** start STORED DATA **

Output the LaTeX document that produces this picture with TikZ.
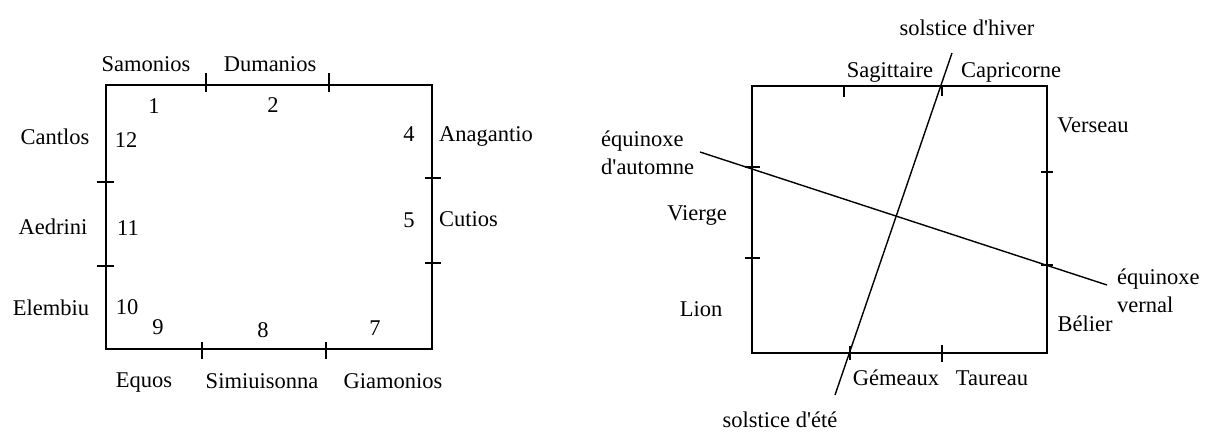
\documentclass[tikz,border=0pt]{standalone}
\usepackage{fontspec}
\setmainfont{Liberation Serif}
\newcommand{\apo}{\textquotesingle}
\begin{document}
\begin{tikzpicture}[x=1pt,y=-1pt,
  lbl/.style={inner sep=0pt, anchor=base, font=\fontsize{22.5}{28}\selectfont},
  lbl2/.style={inner sep=0pt, font=\fontsize{22.5}{28}\selectfont, align=left},
  frame/.style={line width=1.6pt, line join=miter},
  tk/.style={line width=1.6pt},
  ray/.style={line width=1.4pt}]
\useasboundingbox (0,0) rectangle (1213,432);

% ---------- left diagram ----------
\coordinate (LA) at (106,85);
\coordinate (LB) at (432,349);
\draw[frame] (LA) rectangle (LB);
% ticks
\draw[tk] (206,73) -- (206,92);
\draw[tk] (329,73) -- (329,92);
\draw[tk] (202,342) -- (202,359);
\draw[tk] (326,342) -- (326,359);
\draw[tk] (97,182) -- (114,182);
\draw[tk] (97,266) -- (114,266);
\draw[tk] (425,178) -- (441,178);
\draw[tk] (425,263) -- (441,263);

\node[lbl] (samonios) at (146,71) {Samonios};
\node[lbl] (dumanios) at (270,71) {Dumanios};
\node[lbl] (n1) at (154,113) {1};
\node[lbl] (n2) at (273,112) {2};
\node[lbl] (cantlos) at (55,144) {Cantlos};
\node[lbl] (n12) at (126,147) {12};
\node[lbl] (n4) at (409,141) {4};
\node[lbl, anchor=base west] (anagantio) at (439,141) {Anagantio};
\node[lbl] (aedrini) at (53,234) {Aedrini};
\node[lbl] (n11) at (128,235) {11};
\node[lbl] (n5) at (409,227) {5};
\node[lbl, anchor=base west] (cutios) at (439,226) {Cutios};
\node[lbl] (elembiu) at (51,315) {Elembiu};
\node[lbl] (n10) at (127,314) {10};
\node[lbl] (n9) at (158,334) {9};
\node[lbl] (n8) at (263,337) {8};
\node[lbl] (n7) at (375,335) {7};
\node[lbl] (equos) at (144,387) {Equos};
\node[lbl] (simiuisonna) at (262,388) {Simiuisonna};
\node[lbl] (giamonios) at (393,388) {Giamonios};

% ---------- right diagram ----------
\coordinate (RA) at (752,86);
\coordinate (RB) at (1047,353);
\draw[frame] (RA) rectangle (RB);
% ticks
\draw[tk] (844,86) -- (844,97);
\draw[tk] (942,86) -- (942,96);
\draw[tk] (850,346) -- (850,360);
\draw[tk] (942,345) -- (942,362);
\draw[tk] (745,167) -- (760,167);
\draw[tk] (745,258) -- (760,258);
\draw[tk] (1041,172) -- (1053,172);
\draw[tk] (1041,265) -- (1053,265);

% solstice and equinox lines
\coordinate (solH) at (952,53);
\coordinate (solE) at (835,395);
\coordinate (eqA) at (700,152);
\coordinate (eqV) at (1107,285);
\draw[ray] (solH) -- (solE);
\draw[ray] (eqA) -- (eqV);

\node[lbl] (hiver) at (967,35) {solstice d\apo hiver};
\node[lbl] (sagittaire) at (890,77) {Sagittaire};
\node[lbl] (capricorne) at (1011,77) {Capricorne};
\node[lbl] (verseau) at (1093,132) {Verseau};
\node[lbl2, anchor=west] (automne) at (601,153) {équinoxe\\d\apo automne};
\node[lbl] (vierge) at (697,220) {Vierge};
\node[lbl] (lion) at (701,316) {Lion};
\node[lbl2, anchor=west] (vernal) at (1117,291) {équinoxe\\vernal};
\node[lbl] (belier) at (1085,331) {Bélier};
\node[lbl] (gemeaux) at (896,385) {Gémeaux};
\node[lbl] (taureau) at (992,385) {Taureau};
\node[lbl] (ete) at (780,427) {solstice d\apo été};
\end{tikzpicture}
\end{document}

** end STORED DATA **

◆ STATED EXERCISE: Everything from the top line of the data down to and including the line with "(giamonios) at (393,388)" is to be copied, except the pictures.

◆ RESPONSE:
Output the LaTeX document that produces this picture with TikZ.
\documentclass[tikz,border=0pt]{standalone}
\usepackage{fontspec}
\setmainfont{Liberation Serif}
\newcommand{\apo}{\textquotesingle}
\begin{document}
\begin{tikzpicture}[x=1pt,y=-1pt,
  lbl/.style={inner sep=0pt, anchor=base, font=\fontsize{22.5}{28}\selectfont},
  lbl2/.style={inner sep=0pt, font=\fontsize{22.5}{28}\selectfont, align=left},
  frame/.style={line width=1.6pt, line join=miter},
  tk/.style={line width=1.6pt},
  ray/.style={line width=1.4pt}]
\useasboundingbox (0,0) rectangle (1213,432);

% ---------- left diagram ----------
\coordinate (LA) at (106,85);
\coordinate (LB) at (432,349);
\draw[frame] (LA) rectangle (LB);
% ticks
\draw[tk] (206,73) -- (206,92);
\draw[tk] (329,73) -- (329,92);
\draw[tk] (202,342) -- (202,359);
\draw[tk] (326,342) -- (326,359);
\draw[tk] (97,182) -- (114,182);
\draw[tk] (97,266) -- (114,266);
\draw[tk] (425,178) -- (441,178);
\draw[tk] (425,263) -- (441,263);

\node[lbl] (samonios) at (146,71) {Samonios};
\node[lbl] (dumanios) at (270,71) {Dumanios};
\node[lbl] (n1) at (154,113) {1};
\node[lbl] (n2) at (273,112) {2};
\node[lbl] (cantlos) at (55,144) {Cantlos};
\node[lbl] (n12) at (126,147) {12};
\node[lbl] (n4) at (409,141) {4};
\node[lbl, anchor=base west] (anagantio) at (439,141) {Anagantio};
\node[lbl] (aedrini) at (53,234) {Aedrini};
\node[lbl] (n11) at (128,235) {11};
\node[lbl] (n5) at (409,227) {5};
\node[lbl, anchor=base west] (cutios) at (439,226) {Cutios};
\node[lbl] (elembiu) at (51,315) {Elembiu};
\node[lbl] (n10) at (127,314) {10};
\node[lbl] (n9) at (158,334) {9};
\node[lbl] (n8) at (263,337) {8};
\node[lbl] (n7) at (375,335) {7};
\node[lbl] (equos) at (144,387) {Equos};
\node[lbl] (simiuisonna) at (262,388) {Simiuisonna};
\node[lbl] (giamonios) at (393,388) {Giamonios};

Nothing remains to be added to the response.